Microsoft Satya Nadella

Microsoft has announced plans to donate US $1 billion in cloud services to non-governmental organisations and researchers over three years.

The announcement was made with a view to providing communities that can’t afford these services with access to the benefits that cloud technology can provide. The plans were discussed online by both Microsoft CEO Satya Nadella and Microsoft president and chief legal officer Brad Smith.

Satya Nadella’s blog post posed the question of how to make cloud technology accessible to everyone as opposed to wealthy societies who have easier access to cloud computing’s data, intelligence, analytics and insights. Brad Smith, meanwhile, said that Microsoft will look to address 70,000 Non Governmental Organisations (NGOs) through one or more of its cloud offerings by the end of 2017, with additional focus on serving more groups after that each year. Smith also wrote that Microsoft is expected to donate near to $350 million in cloud services to nonprofits this year.

The Microsoft Philanthropies arm was established in December 2015 with the task of providing nonprofits with a complete set of the company’s cloud services. These include Microsoft Azure for NGOs to run applications and make use of computing and storage power, CRM online to manage relationships with donors and beneficiaries, and Enterprise Mobility Suite to manage all devices, applications and data.
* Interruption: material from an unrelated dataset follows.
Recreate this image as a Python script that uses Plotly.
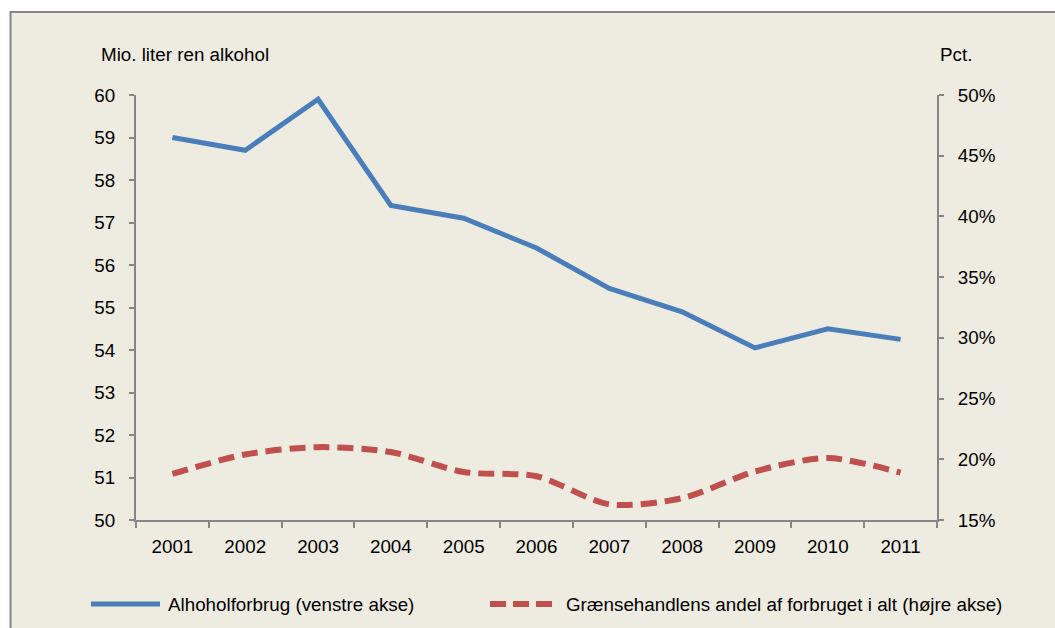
import plotly.graph_objects as go

years = ["2001", "2002", "2003", "2004", "2005", "2006", "2007", "2008", "2009", "2010", "2011"]
alkohol = [59.0, 58.7, 59.9, 57.4, 57.1, 56.4, 55.45, 54.9, 54.05, 54.5, 54.25]
graense_pct = [18.8, 20.4, 21.0, 20.6, 18.95, 18.6, 16.3, 16.8, 19.0, 20.1, 18.9]
left_ticks = list(range(50, 61))
right_ticks = list(range(15, 51, 5))
right_labels = [f"{v}%" for v in right_ticks]

name_a = "Alhoholforbrug (venstre akse)"
name_b = "Grænsehandlens andel af forbruget i alt (højre akse)"

BG = "#EEECE1"
BLUE = "#4A7EBB"
RED = "#C0504D"
AX = "#868686"
FONT = "Liberation Sans, Arial, sans-serif"
FS = 18.8

W, H = 1055, 628
L, T = 136, 95
R = W - 937
B = H - 520
pw, ph = W - L - R, H - T - B

def px(x):
    return (x - L) / pw

def py(y):
    return (H - B - y) / ph

fig = go.Figure()
fig.add_trace(go.Scatter(x=years, y=alkohol, name=name_a, mode="lines",
                         line=dict(color=BLUE, width=5), showlegend=False))
fig.add_trace(go.Scatter(x=years, y=graense_pct, name=name_b, mode="lines", yaxis="y2",
                         line=dict(color=RED, width=6, dash="16px,8px", shape="spline", smoothing=0.8),
                         showlegend=False))

shapes = [
    dict(type="rect", xref="paper", yref="paper", x0=px(10.5), x1=1.5, y0=-0.5, y1=py(12),
         fillcolor=BG, line=dict(color=AX, width=2), layer="below"),
    dict(type="line", xref="paper", yref="paper", x0=px(91), x1=px(160), y0=py(604), y1=py(604),
         line=dict(color=BLUE, width=5)),
    dict(type="line", xref="paper", yref="paper", x0=px(490), x1=px(553), y0=py(604), y1=py(604),
         line=dict(color=RED, width=6, dash="16px,7px")),
]

tf = dict(size=FS, color="#000", family=FONT)
annotations = [
    dict(text="Mio. liter ren alkohol", xref="paper", yref="paper", x=px(99), y=py(54),
         xanchor="left", yanchor="middle", showarrow=False, font=tf),
    dict(text="Pct.", xref="paper", yref="paper", x=px(938), y=py(54),
         xanchor="left", yanchor="middle", showarrow=False, font=tf),
    dict(text=name_a, xref="paper", yref="paper", x=px(166), y=py(604),
         xanchor="left", yanchor="middle", showarrow=False, font=tf),
    dict(text=name_b, xref="paper", yref="paper", x=px(564), y=py(604),
         xanchor="left", yanchor="middle", showarrow=False, font=tf),
]

fig.update_layout(
    width=W, height=H,
    margin=dict(l=L, r=R, t=T, b=B, pad=0),
    paper_bgcolor="white", plot_bgcolor=BG,
    font=dict(family=FONT, size=FS, color="#000"),
    shapes=shapes, annotations=annotations,
    xaxis=dict(type="category", range=[-0.5, 10.5], showgrid=False, zeroline=False,
               showline=True, linecolor=AX, linewidth=2, ticks="outside", ticklen=6,
               tickcolor=AX, tickwidth=2, tickson="boundaries", ticklabelstandoff=8),
    yaxis=dict(range=[50, 60], tickvals=left_ticks, showgrid=False, zeroline=False,
               showline=True, linecolor=AX, linewidth=2, ticks="outside", ticklen=5,
               tickcolor=AX, tickwidth=2, ticklabelstandoff=10),
    yaxis2=dict(range=[15, 50], tickvals=right_ticks, ticktext=right_labels, overlaying="y", side="right",
                showgrid=False, zeroline=False, showline=True, linecolor=AX, linewidth=2,
                ticks="outside", ticklen=5, tickcolor=AX, tickwidth=2, ticklabelstandoff=10),
)

fig.write_html(
    "out.html",
    config={"displayModeBar": False},
    post_script="document.body.style.margin='0';document.body.style.overflow='hidden';"
                "document.documentElement.style.overflow='hidden';",
)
Another key plan is to expand the present Microsoft Azure for Research programme by 50% of donations. To date, the programme has supplied free cloud computing resources for more than 600 research projects on six continents. There are also plans to donate cloud services combined with last-mile connectivity for under-served communities worldwide. Microsoft has been concentrating on using TV white spaces – unused portions of wireless spectrum in the frequency bands that are commonly used for TV for last minute connectivity.

However, such announcements have been questioned – for example, with respect to tech companies promoting their own business agendas. Facebook’s Free Basics programme has been criticised as a means of promoting its own social networking platform. The Business Insider report also says that the Microsoft donations could bring long-term business as a number of potential long-term users could be won over to the Microsoft cloud platform.